I've been here for about a month and as much time as I've spent on the computer (emailing, playing Texas Hold 'Em on Facebook), I haven't gotten around to finishing a post.
There's one in the queue about my departure from Fort Knox and the active Army, but it's a long, drawn-out narrative of my last couple days there and I ran out of steam. I guess I just didn't want to re-hash anything.
Besides, I've been readjusting to life as a civilian -- and, perhaps more importantly, to living back at my parents' home in central New York.
Over the past month it's been hard not to slip into the feeling that I'm back at square one -- that the past five years have served little but to age me and wear me down, and that after all that, I'm back at the same place I once departed from in the hopes of finding fame and fortune... or at least, weird adventures.

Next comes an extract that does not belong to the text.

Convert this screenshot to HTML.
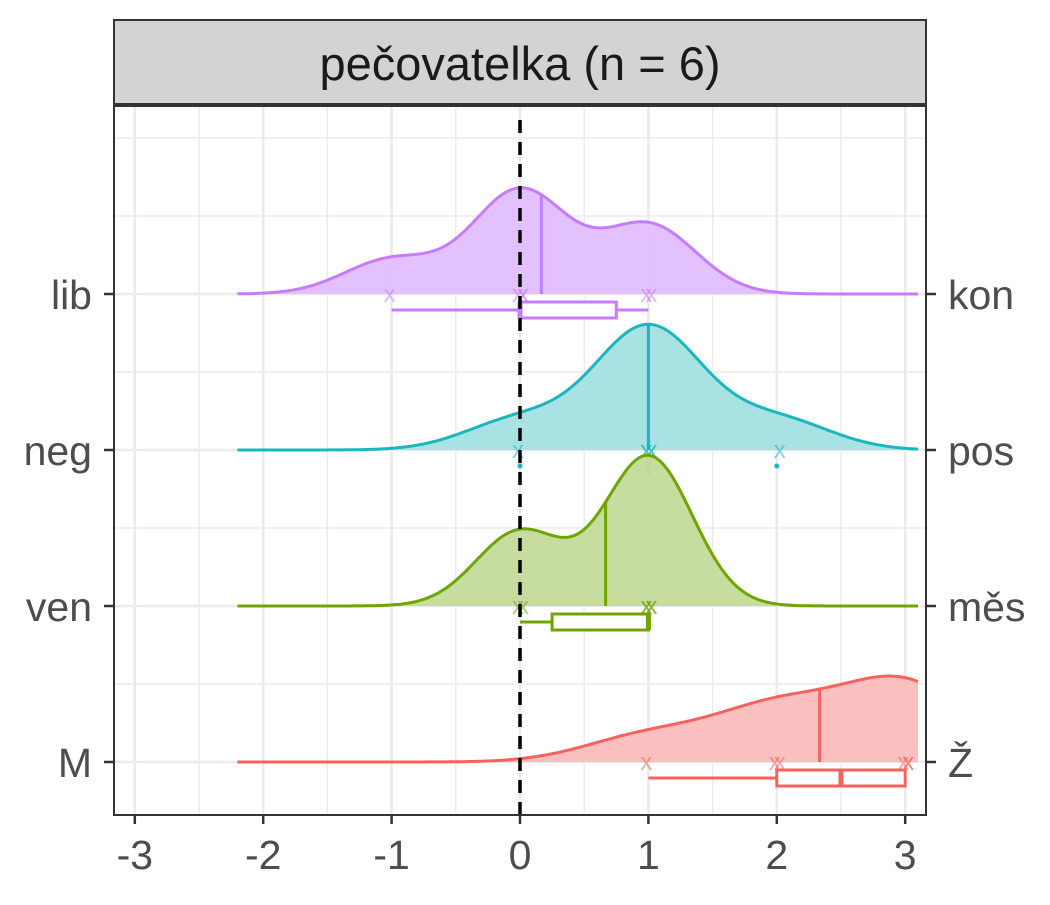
<!DOCTYPE html>
<html><head><meta charset="utf-8"><style>
html,body{margin:0;padding:0;background:#fff;}
svg text{font-family:"Liberation Sans",sans-serif;}
</style></head><body>
<svg id="chart" width="1050" height="900" viewBox="0 0 1050 900" xmlns="http://www.w3.org/2000/svg">
<rect x="0" y="0" width="1050" height="900" fill="#fff"/>
<g id="grid"></g>
<g id="marks"></g>
<g id="axes"></g>
</svg>
<script>
const categories = ["lib","neg","ven","M"];
const rightLabels = ["kon","pos","měs","Ž"];
const colors = ["#C77CFF","#1CB7BE","#6FA500","#F6635E"];
const fills = ["#E1BEFF","#A4E0E2","#C4DB9A","#F9BDBC"];
const valuesLib = [-1,0,0,0,1,1];
const valuesNeg = [0,1,1,1,1,2];
const valuesVen = [0,0,1,1,1,1];
const valuesM = [1,2,2,3,3,3];
const series = [valuesLib,valuesNeg,valuesVen,valuesM];
const xTicks = [-3,-2,-1,0,1,2,3];
const densMin = -2.2, densMax = 3.1;

const NS="http://www.w3.org/2000/svg";
const pl=114, pr=926, pt=106, pb=815;
const xs = v => 520 + v*128.4;
const rowY = i => 294 + i*156;
const grid=document.getElementById('grid'), marks=document.getElementById('marks'), axes=document.getElementById('axes');
function mk(tag, attrs, parent){const e=document.createElementNS(NS,tag);for(const k in attrs)e.setAttribute(k,attrs[k]);parent.appendChild(e);return e;}

for(let v=-3; v<=3.01; v+=0.5){
  const l=mk('line',{x1:xs(v),x2:xs(v),y1:pt,y2:pb,stroke:'#EBEBEB','stroke-width':Number.isInteger(v)?2.6:1.4},grid);
  
  
}
for(let k=-2; k<=7; k++){
  const y=rowY(0)+k*78-78;
  if(y<pt||y>pb) continue;
  const major = (k-1)%2===0 && k>=1 && k<=7;
  const l=mk('line',{x1:pl,x2:pr,y1:y,y2:y,stroke:'#EBEBEB','stroke-width':major?2.6:1.4},grid);
  
  
}

function quant(a,p){const s=[...a].sort((x,y)=>x-y);const h=(s.length-1)*p;const lo=Math.floor(h);return s[lo]+(h-lo)*((s[lo+1]??s[lo])-s[lo]);}
function bwNrd0(a){const n=a.length;const m=a.reduce((x,y)=>x+y)/n;const sd=Math.sqrt(a.reduce((s,v)=>s+(v-m)*(v-m),0)/(n-1));const iqr=(quant(a,.75)-quant(a,.25))/1.34;let lo=Math.min(sd,iqr);if(!lo)lo=sd;return 0.9*lo*Math.pow(n,-0.2);}
function kde(a,x,bw){let s=0;for(const v of a){const z=(x-v)/bw;s+=Math.exp(-0.5*z*z);}return s/(a.length*bw*Math.sqrt(2*Math.PI));}
const scale=192;

series.forEach((vals,i)=>{
  const y0=rowY(i), col=colors[i];
  const g=mk('g',{},marks);
  
  
  const bw=bwNrd0(vals)*1.05;
  const pts=[];
  for(let k=0;k<=200;k++){const x=densMin+(densMax-densMin)*k/200;pts.push([xs(x),y0-kde(vals,x,bw)*scale]);}
  const line=pts.map((p,j)=>(j?'L':'M')+p[0].toFixed(1)+','+p[1].toFixed(1)).join('');
  const area=mk('path',{d:line+`L${xs(densMax)},${y0}L${xs(densMin)},${y0}Z`,fill:fills[i],opacity:0.95},g);
  
  
  const cur=mk('path',{d:line,fill:'none',stroke:col,'stroke-width':3},g);
  
  
  const mean=vals.reduce((a,b)=>a+b)/vals.length;
  const ml=mk('line',{x1:xs(mean),x2:xs(mean),y1:y0,y2:y0-kde(vals,mean,bw)*scale,stroke:col,'stroke-width':3},g);
  
  
  vals.forEach((v,j)=>{
    const jx=xs(v)+((j%2)?3:-2);
    const t=mk('text',{x:jx,y:y0+8,'text-anchor':'middle','font-size':24,fill:col,opacity:0.55},g);
    t.textContent='x';
    
    
  });
  const q1=quant(vals,.25),med=quant(vals,.5),q3=quant(vals,.75);
  const iqr=q3-q1;
  const inl=vals.filter(v=>v>=q1-1.5*iqr&&v<=q3+1.5*iqr);
  const wl=Math.min(...inl), wh=Math.max(...inl);
  const by=y0+16;
  const b=mk('g',{},g);
  
  
  mk('line',{x1:xs(wl),x2:xs(q1),y1:by,y2:by,stroke:col,'stroke-width':3},b);
  mk('line',{x1:xs(q3),x2:xs(wh),y1:by,y2:by,stroke:col,'stroke-width':3},b);
  mk('rect',{x:xs(q1),y:by-8,width:Math.max(xs(q3)-xs(q1),1),height:16,fill:'#fff',stroke:col,'stroke-width':3},b);
  mk('line',{x1:xs(med),x2:xs(med),y1:by-8,y2:by+8,stroke:col,'stroke-width':5},b);
  vals.filter(v=>!inl.includes(v)).forEach(v=>{
    const c=mk('circle',{cx:xs(v),cy:by,r:2.5,fill:col},b);
    
    
  });
});
const zl=mk('line',{x1:xs(0),x2:xs(0),y1:120,y2:pb,stroke:'#000','stroke-width':3.5,'stroke-dasharray':'13,9'},marks);



const fr=mk('rect',{x:pl,y:pt,width:pr-pl,height:pb-pt,fill:'none',stroke:'#333','stroke-width':2},axes);


const st=mk('rect',{x:pl,y:20,width:pr-pl,height:84,fill:'#D3D3D3',stroke:'#333','stroke-width':2},axes);


const stt=mk('text',{x:520,y:80,'text-anchor':'middle','font-size':47,fill:'#1A1A1A'},axes);
stt.textContent='pečovatelka (n = 6)';


xTicks.forEach(v=>{
  mk('line',{x1:xs(v),x2:xs(v),y1:pb,y2:pb+9,stroke:'#333','stroke-width':2.5},axes);
  const t=mk('text',{x:xs(v),y:869,'text-anchor':'middle','font-size':41,fill:'#4D4D4D'},axes);
  t.textContent=String(v);
  
  
});
categories.forEach((c,i)=>{
  const y=rowY(i);
  mk('line',{x1:pl-10,x2:pl,y1:y,y2:y,stroke:'#333','stroke-width':2.5},axes);
  mk('line',{x1:pr,x2:pr+10,y1:y,y2:y,stroke:'#333','stroke-width':2.5},axes);
  const t=mk('text',{x:92,y:y+15,'text-anchor':'end','font-size':41,fill:'#4D4D4D'},axes);
  t.textContent=c;
  
  
  const r=mk('text',{x:948,y:y+15,'text-anchor':'start','font-size':41,fill:'#4D4D4D'},axes);
  r.textContent=rightLabels[i];
  
  
});
</script>
</body></html>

And I suppose the weird adventures part came true, but looking back over what I've written off-the-job since I was in Korea, they seem to fall flat. They weren't the kinds of adventures old men tell their grandchildren about by the fireside. And the three years spent at Fort Knox, well, they're filled more with regrets than with accomplishments.
At least that's how it seems sometimes. I've been clipping my articles out of the old Turrets I had kept in a cardboard box, scanning them into Acrobat files, and printing out copies I can send in to someone looking to hire a disaffected writer. Unfortunately, some of the ones I really liked are missing -- no doubt culled during a Keith L. Ware search at some point or another.
Or maybe I just neglected to save copies for myself. I've found that I have a hard time planning for the future, and I think it's because I have a hard time conceptualizing the idea of there being a future somewhere other than wherever I am. While I was working at the Turret, the idea of someday coming home was a fuzzy, vague notion that might as well have been a half-forgotten dream.
But here I am, and the Turret is behind me, as well as active duty military life, Kentucky, and a disastrous relationship that I can't seem to shake myself of completely. On that last count, it's not for lack of trying -- but evidently both parties involved need to agree to move on, and so far that hasn't happened. I'll leave it at that for now.
I've been filling my days with sporadic lawn care, comedy radio, and wandering the property -- looking out at the river or at how the sun lights up the leaf cover provided by the large maple and oak trees here. I've made a half-hearted attempt at a resume and caught up with the few friends who still are living in the area.
Yesterday I read through some of the blogs I wrote years ago while I was partying hard in Korea. It's striking how different a person I am now -- quieter, calmer, less prone to all-night drinking binges and screaming, and completely reversed on my political ideas about conservativism and America's newly-rediscovered Manifest Destiny mentality.
Maybe I've just gotten older, but maybe there's something else involved -- something about the loss of hope or idealism or joie de vivre or some-such abstract bullshit. When I find a diagnosis that seems to fit, I'll let you know.
For now, though, I'm content to relax and enjoy the balmy upstate weather as the summer ebbs away. There's a coolness to the air now, and even though the leaves have yet to turn, you can tell that fall is on the way. I have four months until the spring semester, and my plan is to be enrolled in a master's degree program in political science by then. I'm not quite sure where yet, but I need to get cracking on applying, since the deadlines seem to be somewhere around October 1.